# ISS Long Beach Show 2011



## TahoeTomahawk (Apr 12, 2006)

There have been many disagreements and headbutting in our community this year, I propose that perhaps we take it off the forum and request the ISS Long Beach show provide a wrestling mat for us to dress up in Sumo Suits to settle issues once and for all!

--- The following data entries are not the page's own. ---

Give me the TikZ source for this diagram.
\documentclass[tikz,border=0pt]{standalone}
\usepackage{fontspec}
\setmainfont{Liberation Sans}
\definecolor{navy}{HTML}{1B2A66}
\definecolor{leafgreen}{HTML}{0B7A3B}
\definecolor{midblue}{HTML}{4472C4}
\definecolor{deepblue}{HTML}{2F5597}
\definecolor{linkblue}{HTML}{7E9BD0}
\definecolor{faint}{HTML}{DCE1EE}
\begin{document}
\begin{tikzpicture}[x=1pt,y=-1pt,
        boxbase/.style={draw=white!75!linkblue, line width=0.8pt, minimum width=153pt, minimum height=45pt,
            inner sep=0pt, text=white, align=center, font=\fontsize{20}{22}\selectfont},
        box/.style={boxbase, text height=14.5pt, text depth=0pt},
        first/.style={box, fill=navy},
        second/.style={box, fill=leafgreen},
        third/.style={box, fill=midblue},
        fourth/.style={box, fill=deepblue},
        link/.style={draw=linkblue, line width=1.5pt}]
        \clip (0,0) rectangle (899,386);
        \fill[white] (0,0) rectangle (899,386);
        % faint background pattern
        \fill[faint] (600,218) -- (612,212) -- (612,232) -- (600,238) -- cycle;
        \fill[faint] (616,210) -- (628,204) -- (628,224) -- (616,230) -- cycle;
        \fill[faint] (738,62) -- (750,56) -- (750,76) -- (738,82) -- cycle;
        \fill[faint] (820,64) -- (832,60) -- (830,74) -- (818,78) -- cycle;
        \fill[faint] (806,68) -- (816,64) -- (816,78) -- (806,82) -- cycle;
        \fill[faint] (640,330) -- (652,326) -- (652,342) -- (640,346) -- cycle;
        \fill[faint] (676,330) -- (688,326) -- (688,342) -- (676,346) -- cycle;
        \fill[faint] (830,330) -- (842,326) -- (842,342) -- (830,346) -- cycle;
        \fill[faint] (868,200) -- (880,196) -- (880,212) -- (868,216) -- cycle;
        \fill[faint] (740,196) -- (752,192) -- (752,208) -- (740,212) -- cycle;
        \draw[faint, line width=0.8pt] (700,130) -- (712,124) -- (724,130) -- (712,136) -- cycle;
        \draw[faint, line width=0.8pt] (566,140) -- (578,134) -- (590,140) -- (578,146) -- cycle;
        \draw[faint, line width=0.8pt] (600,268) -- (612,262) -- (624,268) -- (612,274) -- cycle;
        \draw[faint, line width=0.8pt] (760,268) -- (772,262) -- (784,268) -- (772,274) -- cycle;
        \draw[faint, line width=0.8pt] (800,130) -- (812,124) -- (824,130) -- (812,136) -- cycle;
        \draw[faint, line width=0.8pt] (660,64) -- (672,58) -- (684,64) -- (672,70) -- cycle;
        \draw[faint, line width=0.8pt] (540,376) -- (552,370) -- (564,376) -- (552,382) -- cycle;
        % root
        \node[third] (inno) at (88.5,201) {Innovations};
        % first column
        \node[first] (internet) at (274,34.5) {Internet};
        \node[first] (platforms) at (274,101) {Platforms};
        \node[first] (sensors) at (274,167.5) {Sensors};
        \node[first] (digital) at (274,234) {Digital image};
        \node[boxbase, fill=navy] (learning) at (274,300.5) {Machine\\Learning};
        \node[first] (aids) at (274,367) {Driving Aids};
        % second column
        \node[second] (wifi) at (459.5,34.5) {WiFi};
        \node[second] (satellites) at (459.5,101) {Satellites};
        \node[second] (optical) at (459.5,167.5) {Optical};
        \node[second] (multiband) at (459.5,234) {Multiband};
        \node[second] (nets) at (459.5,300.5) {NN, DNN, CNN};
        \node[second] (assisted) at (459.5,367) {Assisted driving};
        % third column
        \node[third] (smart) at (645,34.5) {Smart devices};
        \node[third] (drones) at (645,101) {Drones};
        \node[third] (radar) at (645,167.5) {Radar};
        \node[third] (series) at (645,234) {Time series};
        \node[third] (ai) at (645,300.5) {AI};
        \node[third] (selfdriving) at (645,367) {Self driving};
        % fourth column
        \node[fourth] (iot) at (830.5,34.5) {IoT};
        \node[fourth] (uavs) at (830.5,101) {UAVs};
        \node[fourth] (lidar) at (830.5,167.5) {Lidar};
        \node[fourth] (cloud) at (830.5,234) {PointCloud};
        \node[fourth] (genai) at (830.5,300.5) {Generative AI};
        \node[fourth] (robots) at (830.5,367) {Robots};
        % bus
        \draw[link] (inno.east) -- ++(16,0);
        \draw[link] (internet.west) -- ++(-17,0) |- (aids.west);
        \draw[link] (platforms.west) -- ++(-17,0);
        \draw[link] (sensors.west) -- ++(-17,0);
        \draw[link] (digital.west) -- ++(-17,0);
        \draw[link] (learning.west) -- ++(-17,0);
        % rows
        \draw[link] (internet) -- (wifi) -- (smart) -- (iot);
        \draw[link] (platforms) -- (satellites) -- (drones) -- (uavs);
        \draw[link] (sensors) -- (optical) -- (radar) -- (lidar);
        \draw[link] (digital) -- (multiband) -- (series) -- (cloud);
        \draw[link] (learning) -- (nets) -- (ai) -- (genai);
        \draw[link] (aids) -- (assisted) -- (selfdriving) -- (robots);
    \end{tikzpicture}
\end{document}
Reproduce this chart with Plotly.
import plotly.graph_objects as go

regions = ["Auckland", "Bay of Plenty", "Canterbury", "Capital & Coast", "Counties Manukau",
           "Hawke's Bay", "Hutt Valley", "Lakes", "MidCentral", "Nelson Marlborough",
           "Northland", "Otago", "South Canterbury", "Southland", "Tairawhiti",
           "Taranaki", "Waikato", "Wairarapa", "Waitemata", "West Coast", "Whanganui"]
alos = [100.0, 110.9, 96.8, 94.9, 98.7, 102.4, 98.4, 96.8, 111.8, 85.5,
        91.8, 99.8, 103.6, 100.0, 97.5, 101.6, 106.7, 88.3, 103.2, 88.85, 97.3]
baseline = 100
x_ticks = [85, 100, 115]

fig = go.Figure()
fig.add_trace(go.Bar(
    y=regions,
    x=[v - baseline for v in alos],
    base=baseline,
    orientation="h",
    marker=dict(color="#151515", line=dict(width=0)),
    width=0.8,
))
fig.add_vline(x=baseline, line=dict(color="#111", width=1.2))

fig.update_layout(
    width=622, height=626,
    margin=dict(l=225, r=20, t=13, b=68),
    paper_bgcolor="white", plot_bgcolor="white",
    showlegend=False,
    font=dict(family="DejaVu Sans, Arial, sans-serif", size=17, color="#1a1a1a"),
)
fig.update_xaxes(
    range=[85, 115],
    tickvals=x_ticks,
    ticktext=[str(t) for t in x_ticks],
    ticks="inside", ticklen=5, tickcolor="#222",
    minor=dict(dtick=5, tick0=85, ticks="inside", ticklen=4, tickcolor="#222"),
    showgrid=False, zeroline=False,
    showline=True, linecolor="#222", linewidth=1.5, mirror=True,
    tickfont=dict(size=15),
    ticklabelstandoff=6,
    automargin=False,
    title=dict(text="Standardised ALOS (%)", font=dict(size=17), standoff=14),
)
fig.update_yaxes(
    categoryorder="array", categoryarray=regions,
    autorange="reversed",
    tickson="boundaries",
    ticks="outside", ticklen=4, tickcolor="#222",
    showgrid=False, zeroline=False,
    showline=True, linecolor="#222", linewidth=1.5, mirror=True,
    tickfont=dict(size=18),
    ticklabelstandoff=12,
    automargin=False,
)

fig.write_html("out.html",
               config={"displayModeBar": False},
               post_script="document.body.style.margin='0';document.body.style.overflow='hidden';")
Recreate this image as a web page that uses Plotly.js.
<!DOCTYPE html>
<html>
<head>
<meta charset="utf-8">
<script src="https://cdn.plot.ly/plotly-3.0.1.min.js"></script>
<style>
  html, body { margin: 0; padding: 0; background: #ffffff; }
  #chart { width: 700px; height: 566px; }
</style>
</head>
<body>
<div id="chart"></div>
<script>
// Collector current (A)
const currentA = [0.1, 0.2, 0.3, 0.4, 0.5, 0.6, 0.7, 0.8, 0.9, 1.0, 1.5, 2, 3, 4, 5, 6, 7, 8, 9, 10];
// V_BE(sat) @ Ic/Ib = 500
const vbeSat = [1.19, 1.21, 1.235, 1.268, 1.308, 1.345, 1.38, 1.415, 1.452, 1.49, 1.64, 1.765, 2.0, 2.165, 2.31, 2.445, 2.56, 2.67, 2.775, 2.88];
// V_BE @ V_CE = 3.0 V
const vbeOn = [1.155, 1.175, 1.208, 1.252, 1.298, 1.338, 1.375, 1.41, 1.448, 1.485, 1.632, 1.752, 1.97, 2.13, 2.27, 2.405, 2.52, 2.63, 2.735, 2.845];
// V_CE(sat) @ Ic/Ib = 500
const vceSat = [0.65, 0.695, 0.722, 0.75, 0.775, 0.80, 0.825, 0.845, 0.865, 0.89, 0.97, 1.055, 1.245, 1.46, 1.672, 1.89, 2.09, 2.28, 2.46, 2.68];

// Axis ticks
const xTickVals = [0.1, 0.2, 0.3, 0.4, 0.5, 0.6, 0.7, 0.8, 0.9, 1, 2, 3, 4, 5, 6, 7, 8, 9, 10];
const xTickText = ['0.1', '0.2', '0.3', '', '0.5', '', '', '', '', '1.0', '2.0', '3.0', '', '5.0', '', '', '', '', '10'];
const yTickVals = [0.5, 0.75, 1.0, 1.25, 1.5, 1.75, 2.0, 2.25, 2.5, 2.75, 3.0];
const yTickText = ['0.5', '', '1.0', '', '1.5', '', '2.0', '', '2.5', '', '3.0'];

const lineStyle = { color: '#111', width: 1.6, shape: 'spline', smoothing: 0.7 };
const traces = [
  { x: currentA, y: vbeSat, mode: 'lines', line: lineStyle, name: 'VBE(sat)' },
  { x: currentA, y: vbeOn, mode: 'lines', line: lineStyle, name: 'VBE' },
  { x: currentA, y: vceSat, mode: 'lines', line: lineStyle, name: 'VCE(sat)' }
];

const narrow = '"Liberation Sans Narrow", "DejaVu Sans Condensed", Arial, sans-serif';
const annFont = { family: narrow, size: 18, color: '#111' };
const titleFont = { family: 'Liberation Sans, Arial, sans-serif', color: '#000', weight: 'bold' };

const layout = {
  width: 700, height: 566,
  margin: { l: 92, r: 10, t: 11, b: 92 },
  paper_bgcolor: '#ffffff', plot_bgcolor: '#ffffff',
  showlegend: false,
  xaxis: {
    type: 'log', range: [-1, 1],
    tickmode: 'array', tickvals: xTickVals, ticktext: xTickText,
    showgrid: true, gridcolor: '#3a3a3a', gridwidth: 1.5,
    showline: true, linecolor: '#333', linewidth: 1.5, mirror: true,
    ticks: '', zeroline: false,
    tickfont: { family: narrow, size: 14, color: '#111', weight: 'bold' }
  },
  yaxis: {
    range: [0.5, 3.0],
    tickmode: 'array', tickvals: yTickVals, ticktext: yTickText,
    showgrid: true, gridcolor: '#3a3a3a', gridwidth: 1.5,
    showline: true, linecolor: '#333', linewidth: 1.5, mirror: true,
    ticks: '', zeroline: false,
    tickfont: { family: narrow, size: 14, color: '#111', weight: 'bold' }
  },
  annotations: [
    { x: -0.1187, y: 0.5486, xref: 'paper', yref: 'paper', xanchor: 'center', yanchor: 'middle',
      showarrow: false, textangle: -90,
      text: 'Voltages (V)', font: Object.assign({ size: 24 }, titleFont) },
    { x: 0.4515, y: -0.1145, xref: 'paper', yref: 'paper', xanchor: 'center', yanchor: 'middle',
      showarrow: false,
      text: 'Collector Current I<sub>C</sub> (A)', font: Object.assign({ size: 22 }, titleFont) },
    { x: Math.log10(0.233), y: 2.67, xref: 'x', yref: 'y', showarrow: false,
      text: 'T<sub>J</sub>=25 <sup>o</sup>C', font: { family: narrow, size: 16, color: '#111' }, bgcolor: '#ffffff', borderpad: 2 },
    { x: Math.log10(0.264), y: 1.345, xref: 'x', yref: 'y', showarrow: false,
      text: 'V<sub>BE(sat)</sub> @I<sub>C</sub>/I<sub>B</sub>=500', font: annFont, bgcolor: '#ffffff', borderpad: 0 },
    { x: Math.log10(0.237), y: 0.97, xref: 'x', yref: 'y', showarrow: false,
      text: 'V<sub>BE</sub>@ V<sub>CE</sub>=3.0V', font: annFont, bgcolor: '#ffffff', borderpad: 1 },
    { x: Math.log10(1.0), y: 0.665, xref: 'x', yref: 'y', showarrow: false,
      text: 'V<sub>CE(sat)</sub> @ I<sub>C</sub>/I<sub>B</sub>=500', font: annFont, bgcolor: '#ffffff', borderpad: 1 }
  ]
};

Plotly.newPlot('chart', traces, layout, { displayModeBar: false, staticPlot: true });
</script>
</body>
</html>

I for one will be wearing my own suit at all times just to be safe.

Who's with me?

http://www.youtube.com/watch?v=m1FDSXSlpmg&feature=related


----------



## FatKat Printz (Dec 26, 2008)

Do you think TSA will search with that on???


----------



## TahoeTomahawk (Apr 12, 2006)

lol .... probably.
I'll be driving though, if I can fit in to the car.


----------



## selanac (Jan 8, 2007)

That's Funny. It's always good for a couple of laughs.


----------



## zoom_monster (Sep 20, 2006)

Adam.... you're on!


----------



## poker (May 27, 2009)

*For those of you who got the Ryonet Los Angeles Will Call 20% coupon....it ends today. Use it or lose it!*

I don't work for Ryonet. I just like coupons.


----------



## Justin Walker (Dec 6, 2006)

Let's do it....


----------



## TahoeTomahawk (Apr 12, 2006)

lol... Justin, that's what I look like with regular boxing gloves on.


----------



## Justin Walker (Dec 6, 2006)

lol We should take a moment to play nice, at least here in this thread; people need to know that we don't all hate each other - we are all just very passionate about what we do, and we don't always land on the same conclusions when evaluating different stuff in this industry. The healthy arguments are just to give us all something to do, between printing shirts. 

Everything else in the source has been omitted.